■ Exercise requirements ■
Please transcribe the data that follows without the pictures, keeping every word the same.

■ Provided material ■
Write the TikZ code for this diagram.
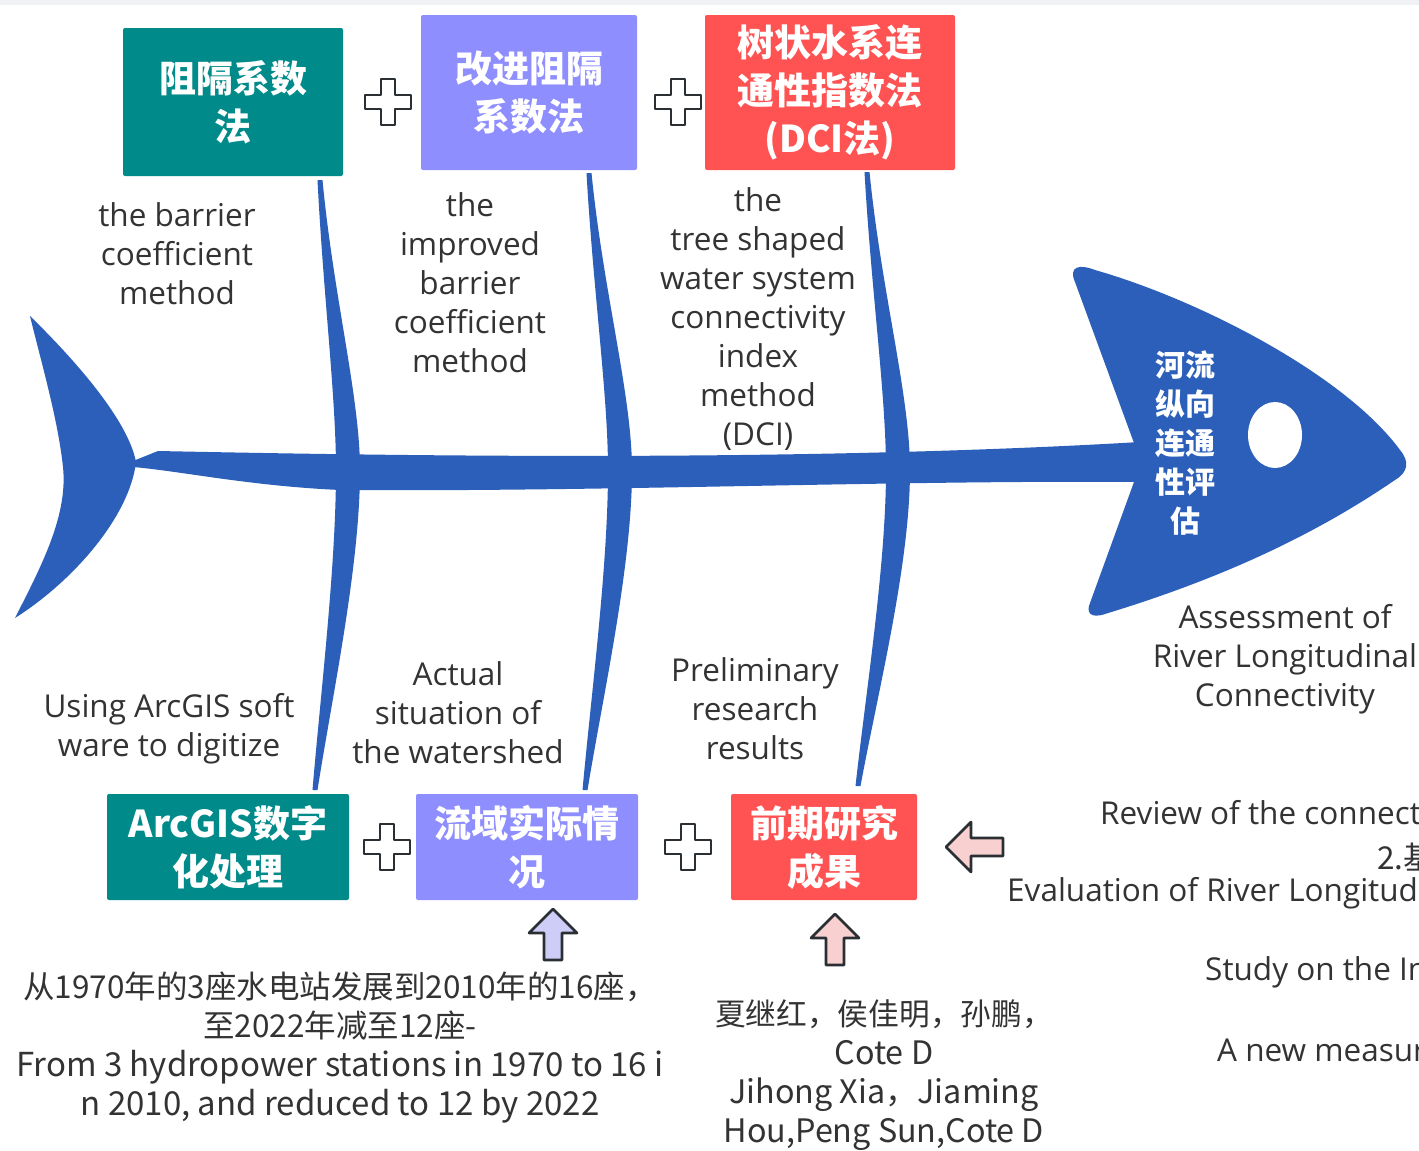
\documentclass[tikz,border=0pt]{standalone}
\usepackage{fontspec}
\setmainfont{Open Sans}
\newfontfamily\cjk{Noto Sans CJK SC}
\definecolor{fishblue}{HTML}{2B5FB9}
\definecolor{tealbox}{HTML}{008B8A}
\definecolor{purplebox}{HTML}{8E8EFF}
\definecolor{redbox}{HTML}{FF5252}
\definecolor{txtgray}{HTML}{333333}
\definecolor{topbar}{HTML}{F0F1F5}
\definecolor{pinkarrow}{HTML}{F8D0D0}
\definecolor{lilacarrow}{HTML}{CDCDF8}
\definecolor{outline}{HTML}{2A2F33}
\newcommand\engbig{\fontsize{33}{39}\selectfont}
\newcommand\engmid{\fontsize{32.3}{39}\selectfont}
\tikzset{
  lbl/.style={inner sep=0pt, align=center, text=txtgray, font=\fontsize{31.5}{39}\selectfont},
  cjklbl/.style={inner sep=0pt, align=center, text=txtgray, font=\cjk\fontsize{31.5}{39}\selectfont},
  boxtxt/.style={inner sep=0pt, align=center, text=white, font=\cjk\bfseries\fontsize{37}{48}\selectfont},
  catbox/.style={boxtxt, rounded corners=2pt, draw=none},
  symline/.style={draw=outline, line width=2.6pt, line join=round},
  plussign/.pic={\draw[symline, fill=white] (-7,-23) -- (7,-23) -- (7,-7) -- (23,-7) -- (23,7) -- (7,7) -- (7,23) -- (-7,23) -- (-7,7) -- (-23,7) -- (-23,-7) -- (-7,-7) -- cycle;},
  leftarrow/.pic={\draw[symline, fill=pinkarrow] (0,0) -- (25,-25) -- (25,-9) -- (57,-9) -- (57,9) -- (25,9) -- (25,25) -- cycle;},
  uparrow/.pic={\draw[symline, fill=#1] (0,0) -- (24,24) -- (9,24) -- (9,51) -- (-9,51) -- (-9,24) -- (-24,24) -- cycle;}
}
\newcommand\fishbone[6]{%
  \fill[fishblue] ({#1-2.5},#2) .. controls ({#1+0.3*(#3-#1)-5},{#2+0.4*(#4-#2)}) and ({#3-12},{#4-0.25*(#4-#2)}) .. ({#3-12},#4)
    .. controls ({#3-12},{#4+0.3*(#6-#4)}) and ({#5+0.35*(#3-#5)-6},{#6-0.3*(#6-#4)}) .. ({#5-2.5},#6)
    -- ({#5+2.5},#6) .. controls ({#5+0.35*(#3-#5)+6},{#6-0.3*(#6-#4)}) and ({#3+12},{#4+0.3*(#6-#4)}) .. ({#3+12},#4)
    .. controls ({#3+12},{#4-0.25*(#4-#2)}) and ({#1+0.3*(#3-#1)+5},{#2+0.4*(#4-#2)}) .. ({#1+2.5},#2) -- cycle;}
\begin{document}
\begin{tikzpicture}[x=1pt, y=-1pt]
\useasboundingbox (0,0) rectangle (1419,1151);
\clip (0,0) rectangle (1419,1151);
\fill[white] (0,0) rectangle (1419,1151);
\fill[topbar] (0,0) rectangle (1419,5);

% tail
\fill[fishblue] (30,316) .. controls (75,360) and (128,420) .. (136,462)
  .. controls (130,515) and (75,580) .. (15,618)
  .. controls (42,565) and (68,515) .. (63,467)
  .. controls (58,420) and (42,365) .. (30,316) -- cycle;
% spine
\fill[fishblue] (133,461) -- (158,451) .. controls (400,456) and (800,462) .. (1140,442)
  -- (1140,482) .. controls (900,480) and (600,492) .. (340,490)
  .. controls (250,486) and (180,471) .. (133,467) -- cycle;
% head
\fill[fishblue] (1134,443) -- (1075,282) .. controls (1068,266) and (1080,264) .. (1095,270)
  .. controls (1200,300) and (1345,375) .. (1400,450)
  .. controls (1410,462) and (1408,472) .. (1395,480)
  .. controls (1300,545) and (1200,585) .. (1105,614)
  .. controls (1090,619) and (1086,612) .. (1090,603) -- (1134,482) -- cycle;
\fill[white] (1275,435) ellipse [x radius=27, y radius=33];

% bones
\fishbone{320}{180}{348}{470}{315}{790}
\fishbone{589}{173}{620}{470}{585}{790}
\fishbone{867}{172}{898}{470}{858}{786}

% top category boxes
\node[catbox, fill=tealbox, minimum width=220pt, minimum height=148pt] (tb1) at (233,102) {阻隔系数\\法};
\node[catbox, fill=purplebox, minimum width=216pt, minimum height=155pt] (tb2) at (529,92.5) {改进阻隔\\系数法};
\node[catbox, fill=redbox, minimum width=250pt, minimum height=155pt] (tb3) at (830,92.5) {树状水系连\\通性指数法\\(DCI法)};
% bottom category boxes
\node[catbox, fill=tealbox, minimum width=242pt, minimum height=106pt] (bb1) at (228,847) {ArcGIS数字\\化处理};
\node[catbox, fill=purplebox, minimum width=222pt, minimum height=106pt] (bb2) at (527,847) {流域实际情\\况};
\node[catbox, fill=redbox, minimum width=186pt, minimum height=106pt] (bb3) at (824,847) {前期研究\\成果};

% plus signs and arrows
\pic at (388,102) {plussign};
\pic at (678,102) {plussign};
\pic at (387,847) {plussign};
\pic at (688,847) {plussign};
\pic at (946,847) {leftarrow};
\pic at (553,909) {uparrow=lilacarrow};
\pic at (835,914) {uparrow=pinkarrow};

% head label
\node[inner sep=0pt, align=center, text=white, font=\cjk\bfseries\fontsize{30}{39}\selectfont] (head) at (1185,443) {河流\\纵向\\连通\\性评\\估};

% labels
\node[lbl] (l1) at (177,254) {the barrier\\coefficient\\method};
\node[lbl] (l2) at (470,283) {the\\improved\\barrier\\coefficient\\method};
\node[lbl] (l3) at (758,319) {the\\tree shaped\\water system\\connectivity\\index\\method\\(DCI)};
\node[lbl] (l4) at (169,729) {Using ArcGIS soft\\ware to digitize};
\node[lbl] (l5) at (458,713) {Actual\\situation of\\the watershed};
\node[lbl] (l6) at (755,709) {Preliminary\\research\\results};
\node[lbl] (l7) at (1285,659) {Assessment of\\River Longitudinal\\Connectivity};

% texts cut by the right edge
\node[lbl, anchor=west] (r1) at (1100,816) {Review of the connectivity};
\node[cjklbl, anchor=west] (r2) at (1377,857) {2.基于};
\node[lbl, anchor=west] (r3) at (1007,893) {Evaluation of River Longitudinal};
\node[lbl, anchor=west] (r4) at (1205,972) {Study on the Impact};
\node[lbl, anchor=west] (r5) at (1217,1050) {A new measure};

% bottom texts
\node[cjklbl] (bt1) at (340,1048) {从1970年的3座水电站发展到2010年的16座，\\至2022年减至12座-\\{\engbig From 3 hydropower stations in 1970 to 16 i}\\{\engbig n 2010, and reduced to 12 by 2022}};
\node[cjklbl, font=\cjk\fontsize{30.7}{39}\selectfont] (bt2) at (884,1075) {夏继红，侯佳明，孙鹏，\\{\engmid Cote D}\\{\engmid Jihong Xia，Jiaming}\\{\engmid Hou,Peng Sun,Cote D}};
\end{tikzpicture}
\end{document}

■ Output for this task ■
Write the TikZ code for this diagram.
\documentclass[tikz,border=0pt]{standalone}
\usepackage{fontspec}
\setmainfont{Open Sans}
\newfontfamily\cjk{Noto Sans CJK SC}
\definecolor{fishblue}{HTML}{2B5FB9}
\definecolor{tealbox}{HTML}{008B8A}
\definecolor{purplebox}{HTML}{8E8EFF}
\definecolor{redbox}{HTML}{FF5252}
\definecolor{txtgray}{HTML}{333333}
\definecolor{topbar}{HTML}{F0F1F5}
\definecolor{pinkarrow}{HTML}{F8D0D0}
\definecolor{lilacarrow}{HTML}{CDCDF8}
\definecolor{outline}{HTML}{2A2F33}
\newcommand\engbig{\fontsize{33}{39}\selectfont}
\newcommand\engmid{\fontsize{32.3}{39}\selectfont}
\tikzset{
  lbl/.style={inner sep=0pt, align=center, text=txtgray, font=\fontsize{31.5}{39}\selectfont},
  cjklbl/.style={inner sep=0pt, align=center, text=txtgray, font=\cjk\fontsize{31.5}{39}\selectfont},
  boxtxt/.style={inner sep=0pt, align=center, text=white, font=\cjk\bfseries\fontsize{37}{48}\selectfont},
  catbox/.style={boxtxt, rounded corners=2pt, draw=none},
  symline/.style={draw=outline, line width=2.6pt, line join=round},
  plussign/.pic={\draw[symline, fill=white] (-7,-23) -- (7,-23) -- (7,-7) -- (23,-7) -- (23,7) -- (7,7) -- (7,23) -- (-7,23) -- (-7,7) -- (-23,7) -- (-23,-7) -- (-7,-7) -- cycle;},
  leftarrow/.pic={\draw[symline, fill=pinkarrow] (0,0) -- (25,-25) -- (25,-9) -- (57,-9) -- (57,9) -- (25,9) -- (25,25) -- cycle;},
  uparrow/.pic={\draw[symline, fill=#1] (0,0) -- (24,24) -- (9,24) -- (9,51) -- (-9,51) -- (-9,24) -- (-24,24) -- cycle;}
}
\newcommand\fishbone[6]{%
  \fill[fishblue] ({#1-2.5},#2) .. controls ({#1+0.3*(#3-#1)-5},{#2+0.4*(#4-#2)}) and ({#3-12},{#4-0.25*(#4-#2)}) .. ({#3-12},#4)
    .. controls ({#3-12},{#4+0.3*(#6-#4)}) and ({#5+0.35*(#3-#5)-6},{#6-0.3*(#6-#4)}) .. ({#5-2.5},#6)
    -- ({#5+2.5},#6) .. controls ({#5+0.35*(#3-#5)+6},{#6-0.3*(#6-#4)}) and ({#3+12},{#4+0.3*(#6-#4)}) .. ({#3+12},#4)
    .. controls ({#3+12},{#4-0.25*(#4-#2)}) and ({#1+0.3*(#3-#1)+5},{#2+0.4*(#4-#2)}) .. ({#1+2.5},#2) -- cycle;}
\begin{document}
\begin{tikzpicture}[x=1pt, y=-1pt]
\useasboundingbox (0,0) rectangle (1419,1151);
\clip (0,0) rectangle (1419,1151);
\fill[white] (0,0) rectangle (1419,1151);
\fill[topbar] (0,0) rectangle (1419,5);

% tail
\fill[fishblue] (30,316) .. controls (75,360) and (128,420) .. (136,462)
  .. controls (130,515) and (75,580) .. (15,618)
  .. controls (42,565) and (68,515) .. (63,467)
  .. controls (58,420) and (42,365) .. (30,316) -- cycle;
% spine
\fill[fishblue] (133,461) -- (158,451) .. controls (400,456) and (800,462) .. (1140,442)
  -- (1140,482) .. controls (900,480) and (600,492) .. (340,490)
  .. controls (250,486) and (180,471) .. (133,467) -- cycle;
% head
\fill[fishblue] (1134,443) -- (1075,282) .. controls (1068,266) and (1080,264) .. (1095,270)
  .. controls (1200,300) and (1345,375) .. (1400,450)
  .. controls (1410,462) and (1408,472) .. (1395,480)
  .. controls (1300,545) and (1200,585) .. (1105,614)
  .. controls (1090,619) and (1086,612) .. (1090,603) -- (1134,482) -- cycle;
\fill[white] (1275,435) ellipse [x radius=27, y radius=33];

% bones
\fishbone{320}{180}{348}{470}{315}{790}
\fishbone{589}{173}{620}{470}{585}{790}
\fishbone{867}{172}{898}{470}{858}{786}

% top category boxes
\node[catbox, fill=tealbox, minimum width=220pt, minimum height=148pt] (tb1) at (233,102) {阻隔系数\\法};
\node[catbox, fill=purplebox, minimum width=216pt, minimum height=155pt] (tb2) at (529,92.5) {改进阻隔\\系数法};
\node[catbox, fill=redbox, minimum width=250pt, minimum height=155pt] (tb3) at (830,92.5) {树状水系连\\通性指数法\\(DCI法)};
% bottom category boxes
\node[catbox, fill=tealbox, minimum width=242pt, minimum height=106pt] (bb1) at (228,847) {ArcGIS数字\\化处理};
\node[catbox, fill=purplebox, minimum width=222pt, minimum height=106pt] (bb2) at (527,847) {流域实际情\\况};
\node[catbox, fill=redbox, minimum width=186pt, minimum height=106pt] (bb3) at (824,847) {前期研究\\成果};

% plus signs and arrows
\pic at (388,102) {plussign};
\pic at (678,102) {plussign};
\pic at (387,847) {plussign};
\pic at (688,847) {plussign};
\pic at (946,847) {leftarrow};
\pic at (553,909) {uparrow=lilacarrow};
\pic at (835,914) {uparrow=pinkarrow};

% head label
\node[inner sep=0pt, align=center, text=white, font=\cjk\bfseries\fontsize{30}{39}\selectfont] (head) at (1185,443) {河流\\纵向\\连通\\性评\\估};

% labels
\node[lbl] (l1) at (177,254) {the barrier\\coefficient\\method};
\node[lbl] (l2) at (470,283) {the\\improved\\barrier\\coefficient\\method};
\node[lbl] (l3) at (758,319) {the\\tree shaped\\water system\\connectivity\\index\\method\\(DCI)};
\node[lbl] (l4) at (169,729) {Using ArcGIS soft\\ware to digitize};
\node[lbl] (l5) at (458,713) {Actual\\situation of\\the watershed};
\node[lbl] (l6) at (755,709) {Preliminary\\research\\results};
\node[lbl] (l7) at (1285,659) {Assessment of\\River Longitudinal\\Connectivity};

% texts cut by the right edge
\node[lbl, anchor=west] (r1) at (1100,816) {Review of the connectivity};
\node[cjklbl, anchor=west] (r2) at (1377,857) {2.基于};
\node[lbl, anchor=west] (r3) at (1007,893) {Evaluation of River Longitudinal};
\node[lbl, anchor=west] (r4) at (1205,972) {Study on the Impact};
\node[lbl, anchor=west] (r5) at (1217,1050) {A new measure};

% bottom texts
\node[cjklbl] (bt1) at (340,1048) {从1970年的3座水电站发展到2010年的16座，\\至2022年减至12座-\\{\engbig From 3 hydropower stations in 1970 to 16 i}\\{\engbig n 2010, and reduced to 12 by 2022}};
\node[cjklbl, font=\cjk\fontsize{30.7}{39}\selectfont] (bt2) at (884,1075) {夏继红，侯佳明，孙鹏，\\{\engmid Cote D}\\{\engmid Jihong Xia，Jiaming}\\{\engmid Hou,Peng Sun,Cote D}};
\end{tikzpicture}
\end{document}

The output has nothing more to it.